As an educator I often think about how I can help my students be more successful learners. To do so, I usually start to with how I learned the concept or skill, and give suggestions from my experiences or the experiences of others.


Three years ago I started taking piano lessons. Starting with the first lesson I found this a very humbling experience. Learning to master a complicated skill that takes all parts of your brain to work in unison is very challenging. My piano instructor will tell you I am a diligent student and dedicated to learning my craft. She also is constantly telling me to slow down and focus on small parts of the piece I am learning. When I make mistakes I am imprinting them on my brain and will then have to unlearn them.

Brain Based Learning 

As an educator I understand in theory how the brain works when learning. I prepare lessons that engage different types of learners and create activities that help the learning move from the working brain, into the long-term memory. As a learner, it is not that easy. You have to understand your learning style (Visual, Aural, Read/Write, Kinesthetic) and include activities in your study routine that fit with how you best learn. I am a multimodal learner, having two learning preferences, Read/Write and Kinesthetic.
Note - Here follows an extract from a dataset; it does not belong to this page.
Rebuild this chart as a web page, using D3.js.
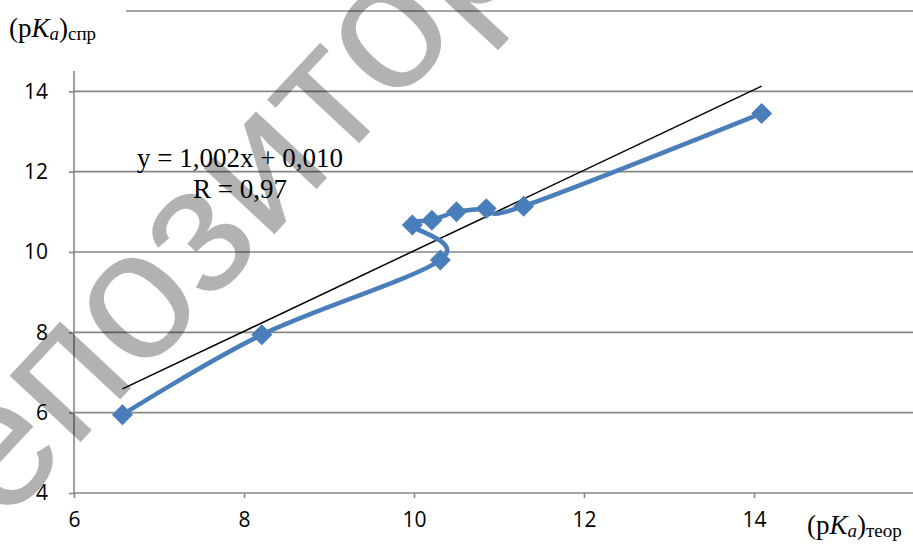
<!DOCTYPE html>
<html>
<head>
<meta charset="utf-8">
<script src="https://cdn.jsdelivr.net/npm/d3@7"></script>
<style>
  html, body { margin: 0; padding: 0; background: #fff; }
  svg { display: block; }
</style>
</head>
<body>
<div class="chart"></div>
<script>
const svgWidth = 913;
const svgHeight = 544;

// data
const pkaTheor = [6.57, 8.21, 10.31, 9.98, 10.21, 10.50, 10.85, 11.29, 14.09];
const pkaExp = [5.95, 7.94, 9.80, 10.67, 10.79, 11.00, 11.08, 11.14, 13.45];
const xTicks = [6, 8, 10, 12, 14];
const yTicks = [4, 6, 8, 10, 12, 14];
const yGrid = [6, 8, 10, 12, 14, 16];
const trendSlope = 1.002;
const trendIntercept = 0.010;
const trendText = ["y = 1,002x + 0,010", "R = 0,97"];

const points = pkaTheor.map((x, i) => ({ x: x, y: pkaExp[i] }));

const svg = d3.select(".chart")
  .append("svg")
  .attr("width", svgWidth)
  .attr("height", svgHeight);

// scales
const xScale = d3.scaleLinear().domain([6, 16]).range([74, 924]);
const yScale = d3.scaleLinear().domain([4, 16]).range([493, 11]);

const gridColor = "#878787";

// horizontal gridlines
svg.append("g")
  .selectAll("line")
  .data(yGrid)
  .enter()
  .append("line")
  .attr("x1", xScale(6))
  .attr("x2", svgWidth)
  .attr("y1", d => yScale(d))
  .attr("y2", d => yScale(d))
  .attr("stroke", gridColor)
  .attr("stroke-width", 1.6);

// y axis
const leftAxis = d3.axisLeft(yScale)
  .tickValues(yTicks)
  .tickSize(5)
  .tickPadding(21)
  .tickFormat(d3.format("d"));

const yAxis = svg.append("g")
  .attr("transform", `translate(${xScale(6)},0)`)
  .call(leftAxis);

// x axis
const bottomAxis = d3.axisBottom(xScale)
  .tickValues(xTicks)
  .tickSize(5)
  .tickPadding(14)
  .tickFormat(d3.format("d"));

const xAxis = svg.append("g")
  .attr("transform", `translate(0,${yScale(4)})`)
  .call(bottomAxis);

[xAxis, yAxis].forEach(ax => {
  ax.select(".domain").attr("stroke", gridColor).attr("stroke-width", 1.6);
  ax.selectAll(".tick line").attr("stroke", gridColor).attr("stroke-width", 1.6);
  ax.selectAll(".tick text")
    .attr("fill", "#000")
    .attr("font-family", "'Open Sans', sans-serif")
    .attr("font-size", "21px");
});
xAxis.select(".domain").attr("d", `M${xScale(6)},0H${svgWidth}`);
yAxis.select(".domain").attr("d", `M0,${yScale(4)}V71`);

function pkaLabel(x, y, sub) {
  const t = svg.append("text")
    .attr("x", x)
    .attr("y", y)
    .attr("font-family", "'Liberation Serif', 'Times New Roman', serif")
    .attr("font-size", "27px")
    .attr("fill", "#000");
  t.append("tspan").text("(p");
  t.append("tspan").attr("font-style", "italic").text("K");
  t.append("tspan").attr("font-style", "italic").attr("font-size", "19px").attr("dy", 3).text("a");
  t.append("tspan").attr("dy", -3).text(")");
  t.append("tspan").attr("font-size", "19px").attr("dy", 3).text(sub);
  return t;
}

// the y title box hides the start of the top gridline
svg.append("rect")
  .attr("x", 0)
  .attr("y", 0)
  .attr("width", 126)
  .attr("height", 71)
  .attr("fill", "#fff");

pkaLabel(9, 37, "спр");
pkaLabel(807, 534, "теор");

// watermark
svg.append("text")
  .attr("transform", "translate(-76,610) rotate(-47)")
  .attr("font-family", "'Liberation Sans', Arial, sans-serif")
  .attr("font-size", "184px")
  .attr("fill", "#000")
  .attr("fill-opacity", 0.3)
  .text("Репозиторий");

// trend line
const xMin = d3.min(pkaTheor);
const xMax = d3.max(pkaTheor);
svg.append("line")
  .attr("x1", xScale(xMin))
  .attr("y1", yScale(trendSlope * xMin + trendIntercept))
  .attr("x2", xScale(xMax))
  .attr("y2", yScale(trendSlope * xMax + trendIntercept))
  .attr("stroke", "#000")
  .attr("stroke-width", 1.5);

// smoothed series line
const line = d3.line()
  .x(d => xScale(d.x))
  .y(d => yScale(d.y))
  .curve(d3.curveCatmullRom.alpha(0));

svg.append("path")
  .datum(points)
  .attr("d", line)
  .attr("fill", "none")
  .attr("stroke", "#4a7ebb")
  .attr("stroke-width", 4.5)
  .attr("stroke-linejoin", "round");

// diamond markers
svg.append("g")
  .selectAll("path")
  .data(points)
  .enter()
  .append("path")
  .attr("transform", d => `translate(${xScale(d.x)},${yScale(d.y)}) rotate(45)`)
  .attr("d", d3.symbol(d3.symbolSquare, 220))
  .attr("fill", "#4a7ebb");

// equation label
const eq = svg.append("text")
  .attr("font-family", "'Liberation Serif', 'Times New Roman', serif")
  .attr("font-size", "27px")
  .attr("fill", "#000")
  .attr("text-anchor", "middle");

eq.selectAll("tspan")
  .data(trendText)
  .enter()
  .append("tspan")
  .attr("x", 240)
  .attr("y", (d, i) => 167 + i * 31)
  .text(d => d);
</script>
</body>
</html>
When I play the piano I am addressing my kinesthetic learning preference. Recently my instructor added more written activities to help me get past a difficult part of the learning. By addressing my Read/Write learning preference, I was better able to apply what I learned when I sat down at the piano.

Deep Focus

Recently a colleague recommended that I read Deep Work: Rules for Focused Success in a Distracted World. This books covers different approaches to spending time in deep focus. One of the approaches, Ritualize, I have always found very useful for students. This involves a regular schedule and approach to  learning. For instance, each morning I have coffee, take a walk, and then sit down to an hour of focused piano practice. There is no one correct deep work ritual. The right fit depends on both the person and their circumstances.  For instance, you might prefer to wake up early and study for an hour or two before the kids are awake, or maybe you are better at night. You will have to see what works best for you. The important point is do it every day, or on a regular schedule. This will not only help you to focus your study, but also prevent cramming for exams or waiting to the last-minute for assignments.

I don’t think I will ever stop learning or helping others to learn. What  I will do is share the importance of a regular, focused, study ritual and how it is important to your success. Happy learning!